Common causes: insufficient vm.max_map_count, heap size not set, or file descriptor limits too low.

Logstash pipeline not processing: Test the pipeline configuration:

sudo /usr/share/logstash/bin/logstash --config.test_and_exit -f /etc/logstash/conf.d/syslog.conf

High disk usage — indices not being deleted: Verify ILM is active:

curl -u elastic:YourPassword "localhost:9200/_ilm/policy/logs-policy?pretty"
curl -u elastic:YourPassword "localhost:9200/syslog-*/_ilm/explain?pretty"

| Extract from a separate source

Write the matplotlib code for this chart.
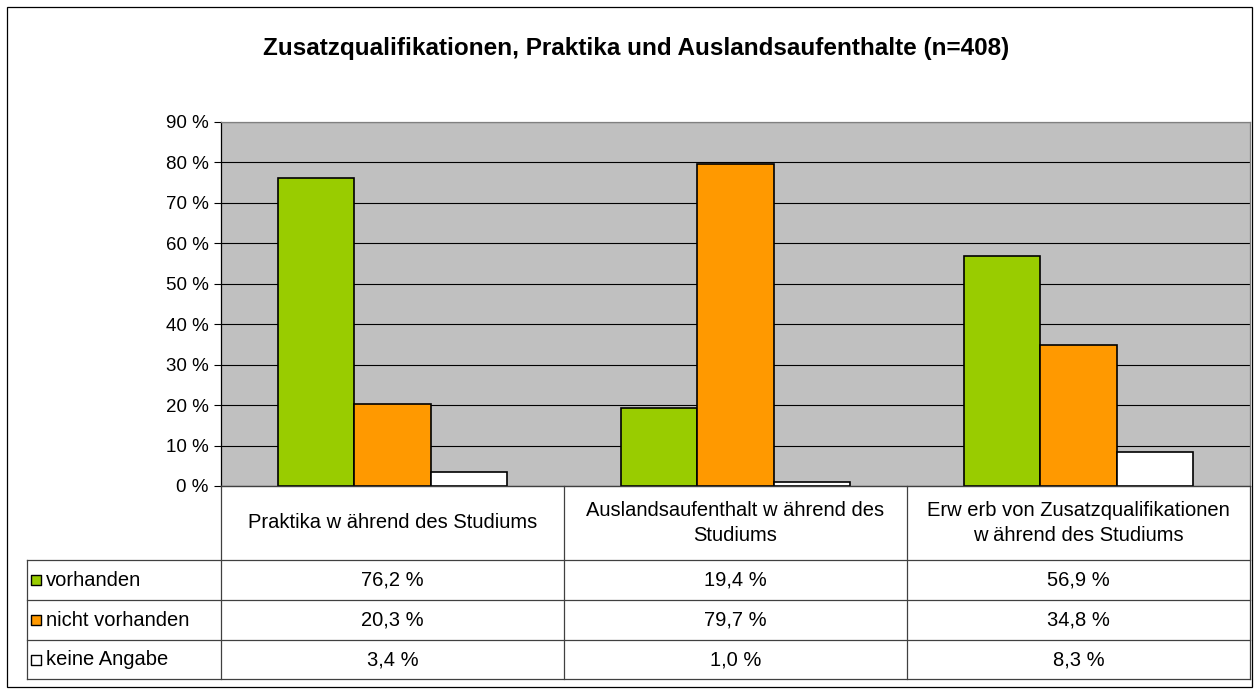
import numpy as np
import matplotlib.pyplot as plt
from matplotlib.patches import Rectangle

plt.rcParams['font.family'] = ['Liberation Sans', 'DejaVu Sans']

# data
categories = ["Praktika w ährend des Studiums",
              "Auslandsaufenthalt w ährend des\nStudiums",
              "Erw erb von Zusatzqualifikationen\nw ährend des Studiums"]
series = ["vorhanden", "nicht vorhanden", "keine Angabe"]
vorhanden = [76.2, 19.4, 56.9]
nicht_vorhanden = [20.3, 79.7, 34.8]
keine_angabe = [3.4, 1.0, 8.3]
values = [vorhanden, nicht_vorhanden, keine_angabe]
colors = ["#99CC00", "#FF9900", "#FFFFFF"]
title = "Zusatzqualifikationen, Praktika und Auslandsaufenthalte (n=408)"

W, H = 1260, 693
fig = plt.figure(figsize=(W / 100, H / 100), dpi=100)
fig.patch.set_facecolor("white")

# outer frame
fig.add_artist(Rectangle((7 / W, 6 / H), 1245 / W, 680 / H, transform=fig.transFigure,
                         fill=False, edgecolor="black", linewidth=0.9))

fig.text(636 / W, 1 - 49 / H, title, ha="center", va="center",
         fontsize=17.5, fontweight="bold")

# chart area
px_left, px_right, px_top, px_bottom = 221, 1250, 122, 486
ax = fig.add_axes([px_left / W, 1 - px_bottom / H, (px_right - px_left) / W,
                   (px_bottom - px_top) / H])
ax.set_facecolor("#C0C0C0")
n = len(categories)
x = np.arange(n)
bw = 0.223
for j, (vals, c) in enumerate(zip(values, colors)):
    ax.bar(x + (j - 1) * bw, vals, width=bw, color=c, edgecolor="black",
           linewidth=1.2, zorder=3)
ax.set_xlim(-0.5, n - 0.5)
ax.set_ylim(0, 90)
ax.set_yticks(np.arange(0, 91, 10))
ax.set_yticklabels([f"{v} %" for v in range(0, 91, 10)], fontsize=13.5)
ax.yaxis.grid(True, color="black", linewidth=0.8, zorder=1)
ax.set_axisbelow(True)
ax.set_xticks([])
ax.tick_params(axis="y", direction="out", length=5, width=0.8, pad=4)
ax.spines["left"].set_color("black")
ax.spines["left"].set_linewidth(0.9)
for s in ["top", "right", "bottom"]:
    ax.spines[s].set_color("#808080")
    ax.spines[s].set_linewidth(0.9)

# data table below the chart
tbl_left_px, tbl_bottom_px = 27, 679
cat_px = (px_right - px_left) / n
x_left = -0.5 - (px_left - tbl_left_px) / cat_px
tax = fig.add_axes([tbl_left_px / W, 1 - tbl_bottom_px / H,
                    (px_right - tbl_left_px) / W, (tbl_bottom_px - px_bottom) / H])
tax.set_xlim(x_left, n - 0.5)
tax.set_ylim(tbl_bottom_px - px_bottom, 0)
tax.axis("off")

row_edges = [0, 74, 114, 154, 193]
lc = "#404040"
for k, y in enumerate(row_edges):
    x0 = -0.5 if k == 0 else x_left
    tax.plot([x0, n - 0.5], [y, y], color=lc, linewidth=0.9, clip_on=False)
for xv in np.arange(-0.5, n, 1.0):
    tax.plot([xv, xv], [0, row_edges[-1]], color=lc, linewidth=0.9, clip_on=False)
tax.plot([x_left, x_left], [row_edges[1], row_edges[-1]], color=lc, linewidth=0.9,
         clip_on=False)

fs = 14.5
for i, cat in enumerate(categories):
    tax.text(i, row_edges[1] / 2, cat, ha="center", va="center", fontsize=fs,
             linespacing=1.45)

for j, (name, vals, c) in enumerate(zip(series, values, colors)):
    yc = (row_edges[j + 1] + row_edges[j + 2]) / 2
    tax.scatter([x_left + 0.026], [yc], marker="s", s=55, color=c,
                edgecolor="black", linewidth=1.0, clip_on=False)
    tax.text(x_left + 0.055, yc, name, ha="left", va="center", fontsize=fs)
    for i, v in enumerate(vals):
        tax.text(i, yc, f"{v:.1f} %".replace(".", ","), ha="center", va="center",
                 fontsize=fs)

fig.savefig("out.png", dpi=100)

Useful Kibana Queries (KQL)

Once your data is flowing, use Kibana’s Discover tab with these queries:

# Find all 5xx errors in Nginx logs
status_code >= 500

# Search for authentication failures
syslog_program: "sshd" AND syslog_message: "Failed password"

# Find logs from a specific host
host.name: "web-server-01" AND syslog_program: "kernel"

# Time-scoped queries
@timestamp >= "2026-01-05T00:00:00" AND @timestamp < "2026-01-06T00:00:00"

Summary

A well-configured ELK Stack transforms scattered log files across dozens of servers into a searchable, visualizable, and alertable centralized system. The key points from this guide:

Install Elasticsearch, Kibana, and Logstash from the official Elastic repository to keep versions synchronized.
Use single-node discovery for development; deploy at least three nodes for production resilience.
Deploy Filebeat on every source server as a lightweight shipper; use Logstash for parsing and enrichment.
Configure ILM policies from day one to automate index rollover and deletion — retroactive cleanup is painful.
Set JVM heap to 50% of RAM (max 31 GB) and disable swap entirely.
Restrict network access with firewall rules and create role-based users instead of sharing the superuser credentials.
Monitor cluster health daily and set up Kibana alerts for disk usage, cluster status changes, and log volume anomalies.

With these foundations in place, you can expand your deployment to handle application logs, security events, metrics, and traces — building a comprehensive observability platform from a solid Elasticsearch core.